Известное "щеголяние" своим даром оставило некоторые следы и на моем дальнейшем художественном развитии. Надлежало пройти многим годам, пока я сам не понял нелепость такого тщеславия, мешавшего мне делать то, что могло бы иметь действительную ценность и могло бы, первым долгом, давать удовлетворение мне самому. Между тем живой пример того, как надо относиться к делу, был у меня перед глазами - в лице папы. Я очень любил разглядывать его путевые альбомы, в которые он с такой точностью, с таким мастерством и с таким вкусом зарисовывал всё, что его поражало, и я дрожал от наслажденья, когда он, заканчивая какой-либо свой архитектурный проект, "оживлял" его, для собственной забавы, бесчисленными малюсенькими фигурками. Я наслаждался всем этим, но делать так, как он, вернее, приступать к делу так, как он, я не догадывался. Да к тому же при всем моем наслажденьи его рисованием (а также акварелями моих двух братьев) я, пятилетнее ничтожество, на них смотрел чуть свысока. Ведь я уже трех лет был объявлен Рафаэлем и собирался со временем поразить мир своим искусством.
Упомянул я здесь имя великого Санти вовсе не в качестве риторического приема, а потому, что имя Рафаэля было как раз первым из всех имен художников, которое я запомнил. Запало же оно мне в душу благодаря тому впечатлению, которое производили на меня его Ватиканские композиции, красовавшиеся в копиях в Академии художеств, исполненных в оригинальную величину лучшими русскими художниками: Брюлловым, Бруни, Васиным, Бориспольцем и др. Попадая в "Рафаэлевский зал" в Академии, я цепенел в любовании этими огромными картинами, известными под названиями "Больсенская Мэсса", "Афинская школа", "Изгнание Гелиодора" и "Освобождение Св. Петра из темницы". Сюжеты мне объяснял папочка в очень ясных выражениях, но не в сюжетах было дело, а в красоте.
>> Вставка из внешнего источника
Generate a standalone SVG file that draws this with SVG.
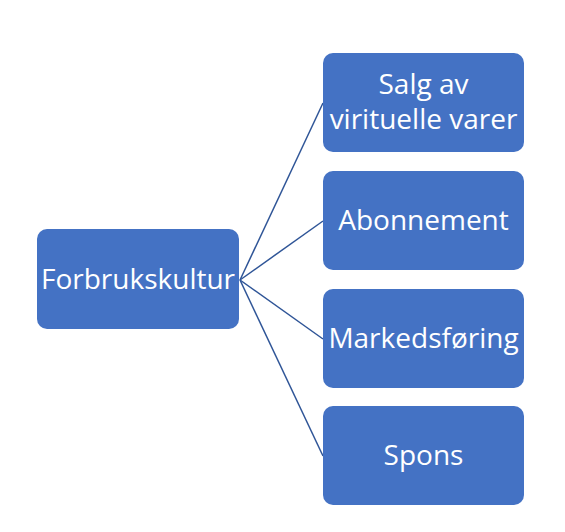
<svg xmlns="http://www.w3.org/2000/svg" width="565" height="532" viewBox="0 0 565 532">
<style>
.box{fill:#4472C4;}
.t{font-family:"Open Sans","Noto Sans",sans-serif;font-size:28px;fill:#fff;text-anchor:middle;}
.c{stroke:#2F5597;stroke-width:1.5;fill:none;}
</style>
<rect width="565" height="532" fill="#fff"/>
<g id="connectors">
<line class="c" x1="240" y1="280" x2="323" y2="103"/>
<line class="c" x1="240" y1="280" x2="323" y2="221"/>
<line class="c" x1="240" y1="280" x2="323" y2="339"/>
<line class="c" x1="240" y1="280" x2="323" y2="456"/>
</g>
<g id="forbrukskultur">
<rect class="box" x="37" y="229" width="202" height="100" rx="10"/>
<text class="t" x="138" y="289">Forbrukskultur</text>
</g>
<g id="salg">
<rect class="box" x="323" y="53" width="201" height="99" rx="10"/>
<text class="t" x="423.5" y="94">Salg av</text>
<text class="t" x="423.5" y="129">virituelle varer</text>
</g>
<g id="abonnement">
<rect class="box" x="323" y="171" width="201" height="99" rx="10"/>
<text class="t" x="423.5" y="230">Abonnement</text>
</g>
<g id="markedsforing">
<rect class="box" x="323" y="289" width="201" height="99" rx="10"/>
<text class="t" x="423.5" y="348">Markedsføring</text>
</g>
<g id="spons">
<rect class="box" x="323" y="406" width="201" height="99" rx="10"/>
<text class="t" x="423.5" y="465">Spons</text>
</g>
</svg>
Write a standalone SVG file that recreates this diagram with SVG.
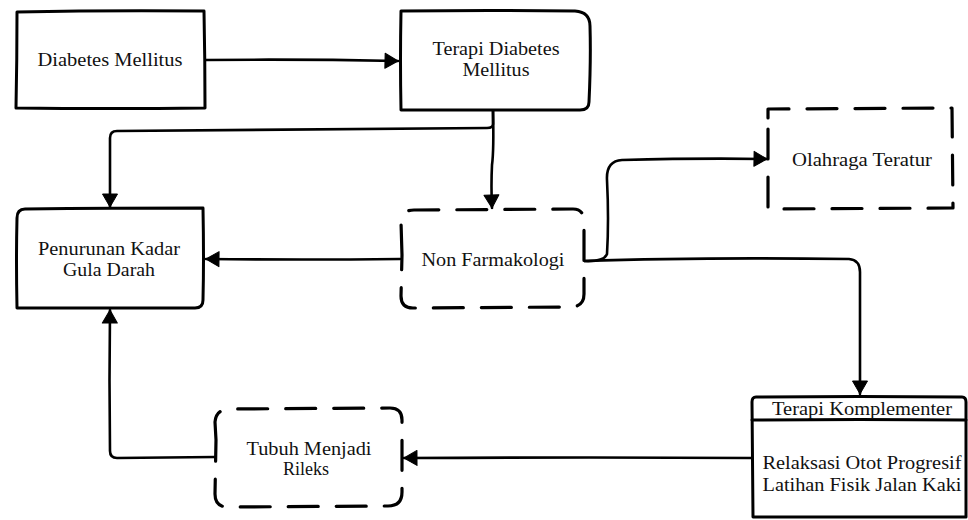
<svg xmlns="http://www.w3.org/2000/svg" width="968" height="520" viewBox="0 0 968 520">
<style>
  .box{fill:#ffffff;stroke:#000;stroke-width:3;stroke-linecap:round;stroke-linejoin:round}
  .dash{fill:#ffffff;stroke:#000;stroke-width:3.2;stroke-linecap:round;stroke-linejoin:round;stroke-dasharray:30 18}
  .con{fill:none;stroke:#000;stroke-width:2.6;stroke-linecap:round;stroke-linejoin:round}
  .t{font-family:"Liberation Serif","Times New Roman",serif;font-size:18px;fill:#111;text-anchor:middle}
</style>
<defs>
  <marker id="ah" markerUnits="userSpaceOnUse" markerWidth="18" markerHeight="18" viewBox="0 0 18 18" refX="15" refY="9" orient="auto">
    <path d="M2,1.5 L15,9 L2,16.5 Z" fill="#000" stroke="#000" stroke-width="1" stroke-linejoin="round"/>
  </marker>
</defs>

<g id="connectors">
  <path class="con" d="M205,60 Q300,59 398,61" marker-end="url(#ah)"/>
  <path class="con" d="M493,110 L493,124 Q493,128 487,128 Q300,129 117,131 Q110,131 110,138 L110,207" marker-end="url(#ah)"/>
  <path class="con" d="M493,110 Q494,150 492,165 Q491,185 492,208" marker-end="url(#ah)"/>
  <path class="con" d="M400,259 Q300,260 206,259" marker-end="url(#ah)"/>
  <path class="con" d="M584,261 Q604,262 607,254 Q609,220 607,180 Q606,161 622,160 Q700,158 767,159" marker-end="url(#ah)"/>
  <path class="con" d="M584,261 Q700,257 849,259 Q860,260 860,272 L860,394" marker-end="url(#ah)"/>
  <path class="con" d="M752,458 Q600,457 404,458" marker-end="url(#ah)"/>
  <path class="con" d="M215,457 L117,458 Q110,458 110,451 Q109,380 110,310" marker-end="url(#ah)"/>
</g>

<g id="diabetes-mellitus">
  <path class="box" d="M17,12 Q110,10 204,11 Q205,60 205,108 Q110,109 16,108 Q17,60 17,12 Z"/>
  <text class="t" x="110" y="66" textLength="145" lengthAdjust="spacingAndGlyphs">Diabetes Mellitus</text>
</g>

<g id="terapi-diabetes-mellitus">
  <path class="box" d="M401,11 Q490,10 575,11 Q590,12 590,26 Q591,60 589,102 Q589,110 580,110 Q490,110 401,110 Q400,60 401,11 Z"/>
  <text class="t" x="496" y="55" textLength="127" lengthAdjust="spacingAndGlyphs">Terapi Diabetes</text>
  <text class="t" x="496" y="76" textLength="67" lengthAdjust="spacingAndGlyphs">Mellitus</text>
</g>

<g id="penurunan-kadar-gula-darah">
  <path class="box" d="M25,209 Q110,208 203,208 Q204,260 203,300 Q203,308 195,308 Q110,308 17,308 Q16,260 17,218 Q17,209 25,209 Z"/>
  <text class="t" x="109" y="255" textLength="142" lengthAdjust="spacingAndGlyphs">Penurunan Kadar</text>
  <text class="t" x="109" y="276" textLength="92" lengthAdjust="spacingAndGlyphs">Gula Darah</text>
</g>

<g id="non-farmakologi">
  <path class="dash" d="M402,255 L401,222 Q401,210 414,210 L573,209 Q584,209 584,222 L584,294 Q584,307 570,307 L413,308 Q401,308 401,296 Z"/>
  <text class="t" x="493" y="266" textLength="143" lengthAdjust="spacingAndGlyphs">Non Farmakologi</text>
</g>

<g id="olahraga-teratur">
  <path class="dash" d="M768,118 L768,109 L952,108 L953,208 L768,209 Z"/>
  <text class="t" x="862" y="166" textLength="140" lengthAdjust="spacingAndGlyphs">Olahraga Teratur</text>
</g>

<g id="terapi-komplementer">
  <path class="box" d="M756,397 Q860,396 962,397 Q966,397 966,402 L966,517 L753,517 L752,402 Q752,397 756,397 Z"/>
  <path class="box" d="M752,420 Q860,419 966,420" fill="none"/>
  <text class="t" x="862" y="415" textLength="180" lengthAdjust="spacingAndGlyphs">Terapi Komplementer</text>
  <text class="t" x="862" y="469" textLength="199" lengthAdjust="spacingAndGlyphs">Relaksasi Otot Progresif</text>
  <text class="t" x="862" y="491" textLength="199" lengthAdjust="spacingAndGlyphs">Latihan Fisik Jalan Kaki</text>
</g>

<g id="tubuh-menjadi-rileks">
  <path class="dash" d="M216,440 L215,422 Q216,409 230,409 L390,408 Q402,408 402,420 L402,492 Q402,506 388,506 L228,507 Q215,507 215,494 Z"/>
  <text class="t" x="309" y="455" textLength="125" lengthAdjust="spacingAndGlyphs">Tubuh Menjadi</text>
  <text class="t" x="306" y="475" textLength="46" lengthAdjust="spacingAndGlyphs">Rileks</text>
</g>
</svg>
Да, тот трехлетний или четырехлетний карапуз, каким я был тогда уже млел перед красотой этих произведений и, одновременно с этим, во мне тогда же просыпалась склонность к "священному негодованию", которое вспыхивало во мне каждый раз, когда я видел в других равнодушие к этим, так особенно меня волновавшим и столь изумительно красивым вещам. Особенно в композициях Рафаэля я был пленен коленопреклоненными фигурами на "Больсене". Красивее того, повернутого в профиль швейцарского офицера, который стоит в нижнем правом углу, я ничего не мог себе представить, а ведь красота этой фигуры заключается не в чертах лица и не в великолепии его одежды, а в чем-то совершенно ином, что только и можно почувствовать и что есть красота.